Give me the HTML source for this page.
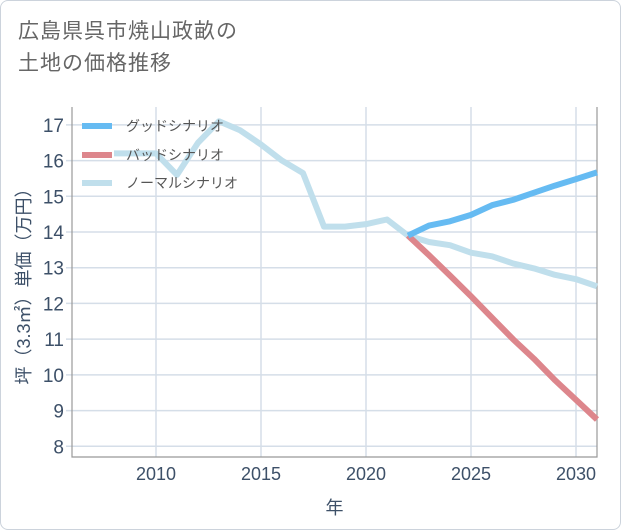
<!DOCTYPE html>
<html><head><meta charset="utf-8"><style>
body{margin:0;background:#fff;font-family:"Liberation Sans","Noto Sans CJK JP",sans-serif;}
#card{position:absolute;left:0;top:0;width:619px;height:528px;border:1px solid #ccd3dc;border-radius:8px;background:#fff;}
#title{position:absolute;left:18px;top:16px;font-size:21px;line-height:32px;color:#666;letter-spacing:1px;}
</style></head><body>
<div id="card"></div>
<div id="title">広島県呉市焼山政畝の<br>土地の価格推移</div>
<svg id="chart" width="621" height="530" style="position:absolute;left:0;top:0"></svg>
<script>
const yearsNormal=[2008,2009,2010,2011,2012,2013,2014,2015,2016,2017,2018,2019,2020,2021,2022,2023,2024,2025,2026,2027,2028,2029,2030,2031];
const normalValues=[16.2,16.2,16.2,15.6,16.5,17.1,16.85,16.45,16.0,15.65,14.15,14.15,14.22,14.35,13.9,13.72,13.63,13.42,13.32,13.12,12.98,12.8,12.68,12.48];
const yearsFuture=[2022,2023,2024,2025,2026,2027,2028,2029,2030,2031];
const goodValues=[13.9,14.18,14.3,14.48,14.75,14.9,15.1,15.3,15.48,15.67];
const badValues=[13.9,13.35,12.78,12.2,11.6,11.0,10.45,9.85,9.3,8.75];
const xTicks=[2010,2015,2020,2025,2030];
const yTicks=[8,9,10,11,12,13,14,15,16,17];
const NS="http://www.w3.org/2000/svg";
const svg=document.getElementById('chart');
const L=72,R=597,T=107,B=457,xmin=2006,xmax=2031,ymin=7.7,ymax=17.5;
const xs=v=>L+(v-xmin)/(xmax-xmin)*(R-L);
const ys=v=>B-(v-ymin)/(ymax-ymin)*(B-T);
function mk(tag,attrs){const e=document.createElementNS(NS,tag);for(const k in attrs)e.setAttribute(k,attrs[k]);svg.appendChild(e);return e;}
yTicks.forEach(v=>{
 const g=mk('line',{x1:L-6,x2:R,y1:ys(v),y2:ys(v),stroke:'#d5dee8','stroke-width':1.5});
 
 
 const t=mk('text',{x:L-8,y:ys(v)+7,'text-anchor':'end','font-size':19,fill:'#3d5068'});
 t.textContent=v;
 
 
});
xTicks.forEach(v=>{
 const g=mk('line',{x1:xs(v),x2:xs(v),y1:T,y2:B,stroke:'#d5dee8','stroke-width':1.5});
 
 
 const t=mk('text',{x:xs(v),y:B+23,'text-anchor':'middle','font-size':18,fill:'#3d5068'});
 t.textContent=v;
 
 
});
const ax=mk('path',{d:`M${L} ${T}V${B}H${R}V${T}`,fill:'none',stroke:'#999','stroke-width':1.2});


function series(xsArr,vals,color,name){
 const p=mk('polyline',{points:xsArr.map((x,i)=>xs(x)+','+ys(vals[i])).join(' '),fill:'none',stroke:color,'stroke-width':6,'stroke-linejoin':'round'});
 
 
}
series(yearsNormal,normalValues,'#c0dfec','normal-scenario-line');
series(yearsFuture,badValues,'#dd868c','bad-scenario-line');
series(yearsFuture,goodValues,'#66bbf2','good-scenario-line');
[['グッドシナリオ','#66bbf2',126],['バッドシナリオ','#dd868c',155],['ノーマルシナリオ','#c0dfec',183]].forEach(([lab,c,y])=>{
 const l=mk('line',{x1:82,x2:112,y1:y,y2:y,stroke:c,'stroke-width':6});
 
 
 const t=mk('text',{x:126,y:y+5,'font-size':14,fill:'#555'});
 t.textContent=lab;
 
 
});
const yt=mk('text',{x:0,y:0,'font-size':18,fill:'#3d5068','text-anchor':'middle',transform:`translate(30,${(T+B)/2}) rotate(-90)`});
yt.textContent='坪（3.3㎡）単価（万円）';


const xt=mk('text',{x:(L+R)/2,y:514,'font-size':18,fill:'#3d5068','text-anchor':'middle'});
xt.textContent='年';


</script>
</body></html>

▶ Exercise description:
Give the data again exactly as written, with all pictures left out.

▶ Output for this task:
Give me the HTML source for this page.
<!DOCTYPE html>
<html><head><meta charset="utf-8"><style>
body{margin:0;background:#fff;font-family:"Liberation Sans","Noto Sans CJK JP",sans-serif;}
#card{position:absolute;left:0;top:0;width:619px;height:528px;border:1px solid #ccd3dc;border-radius:8px;background:#fff;}
#title{position:absolute;left:18px;top:16px;font-size:21px;line-height:32px;color:#666;letter-spacing:1px;}
</style></head><body>
<div id="card"></div>
<div id="title">広島県呉市焼山政畝の<br>土地の価格推移</div>
<svg id="chart" width="621" height="530" style="position:absolute;left:0;top:0"></svg>
<script>
const yearsNormal=[2008,2009,2010,2011,2012,2013,2014,2015,2016,2017,2018,2019,2020,2021,2022,2023,2024,2025,2026,2027,2028,2029,2030,2031];
const normalValues=[16.2,16.2,16.2,15.6,16.5,17.1,16.85,16.45,16.0,15.65,14.15,14.15,14.22,14.35,13.9,13.72,13.63,13.42,13.32,13.12,12.98,12.8,12.68,12.48];
const yearsFuture=[2022,2023,2024,2025,2026,2027,2028,2029,2030,2031];
const goodValues=[13.9,14.18,14.3,14.48,14.75,14.9,15.1,15.3,15.48,15.67];
const badValues=[13.9,13.35,12.78,12.2,11.6,11.0,10.45,9.85,9.3,8.75];
const xTicks=[2010,2015,2020,2025,2030];
const yTicks=[8,9,10,11,12,13,14,15,16,17];
const NS="http://www.w3.org/2000/svg";
const svg=document.getElementById('chart');
const L=72,R=597,T=107,B=457,xmin=2006,xmax=2031,ymin=7.7,ymax=17.5;
const xs=v=>L+(v-xmin)/(xmax-xmin)*(R-L);
const ys=v=>B-(v-ymin)/(ymax-ymin)*(B-T);
function mk(tag,attrs){const e=document.createElementNS(NS,tag);for(const k in attrs)e.setAttribute(k,attrs[k]);svg.appendChild(e);return e;}
yTicks.forEach(v=>{
 const g=mk('line',{x1:L-6,x2:R,y1:ys(v),y2:ys(v),stroke:'#d5dee8','stroke-width':1.5});
 
 
 const t=mk('text',{x:L-8,y:ys(v)+7,'text-anchor':'end','font-size':19,fill:'#3d5068'});
 t.textContent=v;
 
 
});
xTicks.forEach(v=>{
 const g=mk('line',{x1:xs(v),x2:xs(v),y1:T,y2:B,stroke:'#d5dee8','stroke-width':1.5});
 
 
 const t=mk('text',{x:xs(v),y:B+23,'text-anchor':'middle','font-size':18,fill:'#3d5068'});
 t.textContent=v;
 
 
});
const ax=mk('path',{d:`M${L} ${T}V${B}H${R}V${T}`,fill:'none',stroke:'#999','stroke-width':1.2});


function series(xsArr,vals,color,name){
 const p=mk('polyline',{points:xsArr.map((x,i)=>xs(x)+','+ys(vals[i])).join(' '),fill:'none',stroke:color,'stroke-width':6,'stroke-linejoin':'round'});
 
 
}
series(yearsNormal,normalValues,'#c0dfec','normal-scenario-line');
series(yearsFuture,badValues,'#dd868c','bad-scenario-line');
series(yearsFuture,goodValues,'#66bbf2','good-scenario-line');
[['グッドシナリオ','#66bbf2',126],['バッドシナリオ','#dd868c',155],['ノーマルシナリオ','#c0dfec',183]].forEach(([lab,c,y])=>{
 const l=mk('line',{x1:82,x2:112,y1:y,y2:y,stroke:c,'stroke-width':6});
 
 
 const t=mk('text',{x:126,y:y+5,'font-size':14,fill:'#555'});
 t.textContent=lab;
 
 
});
const yt=mk('text',{x:0,y:0,'font-size':18,fill:'#3d5068','text-anchor':'middle',transform:`translate(30,${(T+B)/2}) rotate(-90)`});
yt.textContent='坪（3.3㎡）単価（万円）';


const xt=mk('text',{x:(L+R)/2,y:514,'font-size':18,fill:'#3d5068','text-anchor':'middle'});
xt.textContent='年';


</script>
</body></html>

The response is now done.